Wait - by unable to change elevation once you’ve edited and saved do you mean specifically DEM, or any height adjustment? Since there’s going to be at least some manual mountains, and those take longer then a work session to get the height right.
 
As someone that has attempted to build the RGS to scale 48 times, I can share some of the issues you are going to run into when working with big mountains. First you are talking about a huge layout even if you scale down the height differences. The bigger the route the slower it is to move around in Surveyor. Dropping the draw distance down helps but then you can't see the top of some mountains. There is a DEM map of the RGS route on the DLS so I suggest you download it to see how your PC handles moving around and doing normal stuff like laying track and texturing the ground. The lowest point on that DEM is Delores which is 66oo ft and it takes around 60 miles to climb to Lizard Head Pass at 10,200 ft.
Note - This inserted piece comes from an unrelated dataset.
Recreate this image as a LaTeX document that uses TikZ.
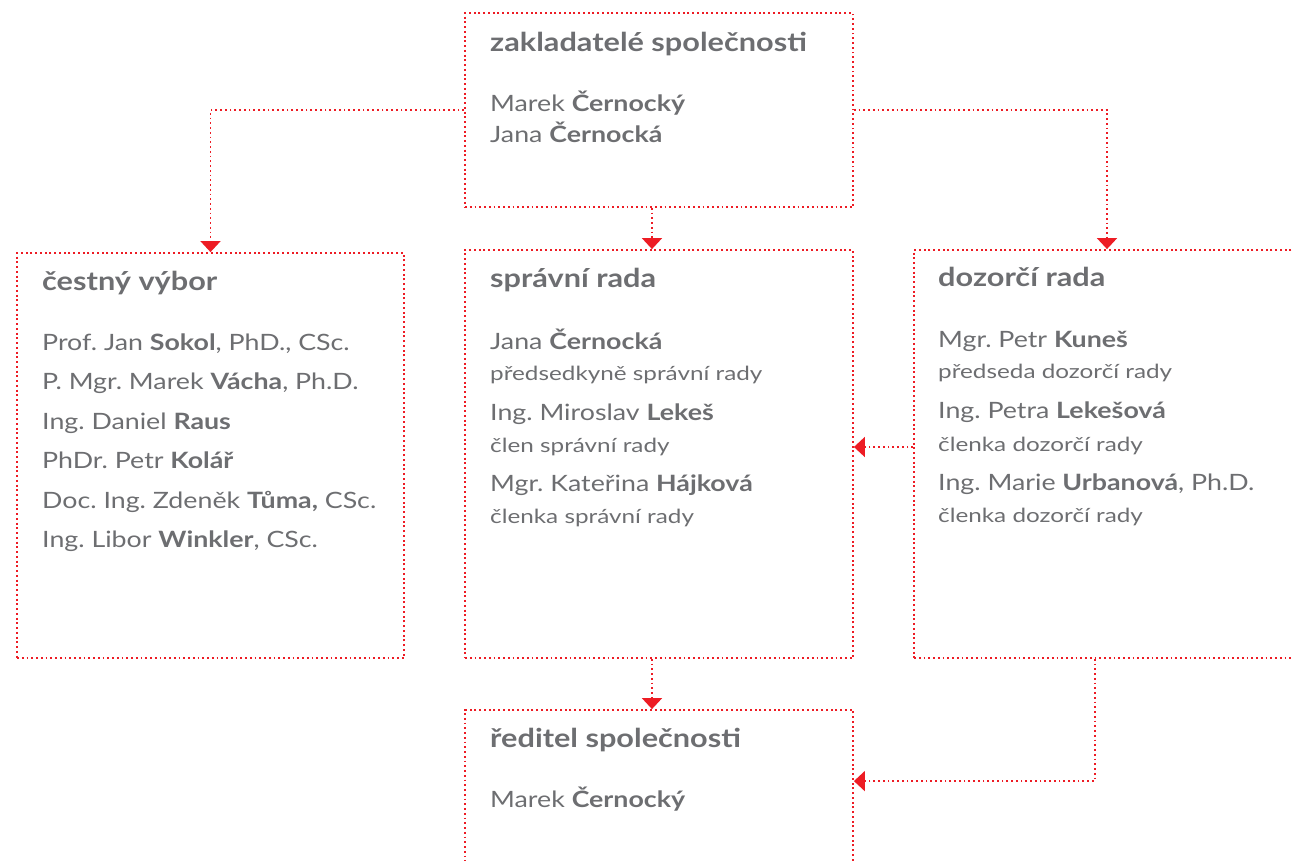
\documentclass[tikz,border=0pt]{standalone}
\usepackage{fontspec}
\setmainfont{Lato}
\newfontfamily\titfam{Lato}[FakeStretch=1.18]
\newfontfamily\regfam{Lato}[FakeStretch=1.19]
\newfontfamily\subfam{Lato}[FakeStretch=1.245]
\usetikzlibrary{arrows.meta}
\definecolor{tx}{HTML}{6D6E71}
\definecolor{rd}{HTML}{ED1C24}
\newcommand\fT{\titfam\fontsize{26}{30}\selectfont\bfseries}
\newcommand\fN{\regfam\fontsize{22.5}{27}\selectfont}
\newcommand\fS{\subfam\fontsize{19.5}{23}\selectfont}
\frenchspacing
\begin{document}
\begin{tikzpicture}[x=1pt,y=-1pt,
  dots/.style={draw=rd,line width=1.8pt,dash pattern=on 1.8pt off 2.95pt},
  box/.style={dots,inner sep=0pt,rectangle},
  conn/.style={dots,-{Triangle[width=20pt,length=11pt,fill=rd]}},
  txt/.style={anchor=base west,inner sep=0pt,text=tx}]
\useasboundingbox (0,0) rectangle (1294,861);
\clip (0,0) rectangle (1294,861);
% boxes
\node[box,minimum width=388pt,minimum height=194pt] (top) at (659,110) {};
\node[box,minimum width=387pt,minimum height=405pt] (honor) at (210.5,455.5) {};
\node[box,minimum width=388pt,minimum height=408pt] (sprav) at (659,454) {};
\node[box,minimum width=386pt,minimum height=408pt] (dozor) at (1107,454) {};
\node[box,minimum width=388pt,minimum height=190pt] (reditel) at (659,805) {};
% connectors
\draw[conn] (top.west) -| (honor.north);
\draw[conn] (top.east) -| (dozor.north);
\draw[conn] ([xshift=-7pt]top.south) -- ([xshift=-7pt]sprav.north);
\draw[conn] ([yshift=7pt]dozor.west) -- ([yshift=7pt]sprav.east);
\draw[conn] ([xshift=-7pt]sprav.south) -- ([xshift=-7pt]reditel.north);
\draw[conn] ([xshift=-12pt]dozor.south) |- ([yshift=-72pt]reditel.north east);
% top texts
\node[txt] (t0) at (490,52) {\fT zakladatelé společnosti};
\node[txt] (t1) at (490,112) {\fN Marek \textbf{Černocký}};
\node[txt] (t2) at (490,143) {\fN Jana \textbf{Černocká}};
% honor texts
\node[txt] (h0) at (42,290.5) {\fT čestný výbor};
\node[txt] (h1) at (42,350) {\fN Prof. Jan \textbf{Sokol}, PhD., CSc.};
\node[txt] (h2) at (42,389.5) {\fN P. Mgr. Marek \textbf{Vácha}, Ph.D.};
\node[txt] (h3) at (42,429) {\fN Ing. Daniel \textbf{Raus}};
\node[txt] (h4) at (42,468.5) {\fN PhDr. Petr \textbf{Kolář}};
\node[txt] (h5) at (42,508) {\fN Doc. Ing. Zdeněk \textbf{Tůma,} CSc.};
\node[txt] (h6) at (42,547.5) {\fN Ing. Libor \textbf{Winkler}, CSc.};
% sprav texts
\node[txt] (s0) at (490,288) {\fT správní rada};
\node[txt] (s1) at (490,349) {\fN Jana \textbf{Černocká}};
\node[txt] (s2) at (490,380) {\fS předsedkyně správní rady};
\node[txt] (s3) at (490,420) {\fN Ing. Miroslav \textbf{Lekeš}};
\node[txt] (s4) at (490,452) {\fS člen správní rady};
\node[txt] (s5) at (490,491) {\fN Mgr. Kateřina \textbf{Hájková}};
\node[txt] (s6) at (490,523) {\fS členka správní rady};
% dozor texts
\node[txt] (d0) at (938,287) {\fT dozorčí rada};
\node[txt] (d1) at (938,347) {\fN Mgr. Petr \textbf{Kuneš}};
\node[txt] (d2) at (938,378) {\fS předseda dozorčí rady};
\node[txt] (d3) at (938,418) {\fN Ing. Petra \textbf{Lekešová}};
\node[txt] (d4) at (938,451) {\fS členka dozorčí rady};
\node[txt] (d5) at (938,490) {\fN Ing. Marie \textbf{Urbanová}, Ph.D.};
\node[txt] (d6) at (938,522) {\fS členka dozorčí rady};
% reditel texts
\node[txt] (r0) at (490,747) {\fT ředitel společnosti};
\node[txt] (r1) at (490,807) {\fN Marek \textbf{Černocký}};
\end{tikzpicture}
\end{document}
Also the Trainz grid system tends to round off mountains into giant hills rather than steep rocky mountains so I have never been able to get the right look to the terrain. Frankly, I would be amazed if you can do what you want and still have it fit into a .CDP file. I haven't tried with HD terrain mostly due to I know the route file would be gigantic. Good luck.
 
The Darjeeling Himalayan Railway (on the DLS) took 57 miles of VERY steep grades, switchbacks, and loops to go from 450ft to 7408ft. To do this and not have those grades would take probably an additional 75 to 100 miles. This is a LOT of baseboards.

Bill
 
Wait - by unable to change elevation once you’ve edited and saved do you mean specifically DEM, or any height adjustment? Since there’s going to be at least some manual mountains, and those take longer then a work session to get the height right.
Height adjustment. Sorry for being clear as mud on that. There is always some manual editing required no matter what but what the DEM will do is get you at least the majority of the way.

Definitely, think hard about this project because this is a big one and it may be more than you can chew. Heed Bill's and wreeder's advice on this. They have both worked on mountain routes. Being a northeasterner and a coastal one at that, I tend to model routes in the 37- to 80-meter height range.
 
The thing is, about 800 or so meters of the valley side of the pass is already accounted for in just 3-4 features, and another may account for as much as 600 more, another feature 140 (and there's more features I'm looking for. Just remembered one that's a short loop up a side valley for 155 meters. Many of them something like 6 x 4 baseboards or much less. Just about any feature is at least a hundred meters, and 4 baseboards of track (which is closer to 3 baseboards straight line) between them is 140 meters on it's own. That's a single loop for 2 baseboards up a side valley. Looking at train length in-game, the grade is certainly going up to 5%, which helps. 5% gets you uphill pretty fast, and I know that from experience. (It's also constant 5%, not just the steepest sections.) Still will probably reduce the elevation change by a few hundred meters. Straight line distance is likely to be about 30 baseboards. Might actually start at the summit and work backwards. That it's probably going to be a 10m grid for most of it reduces workload.

Summit-outbound side elevation chance of 1500 meters equates to 42 baseboards of track, which is going to have a whole lot of curves, and may be more like 20-30 actual baseboards straight line distance. Probably will reduce it to about 1100 meters or so.

750 meters to the port at 2.5% is something like 42 baseboards as well, mostly in a line, so I'm certainly reducing the elevation change - and I don't particularly care if the port never gets connected to the first 8-12 or so baseboards after the pass, and instead is its own separate route.

The valley is only going to be about 20 baseboards long. At 2% grade that's about 250 meters of elevation. Probably will plan for 300 and if the pass comes up short reduce it.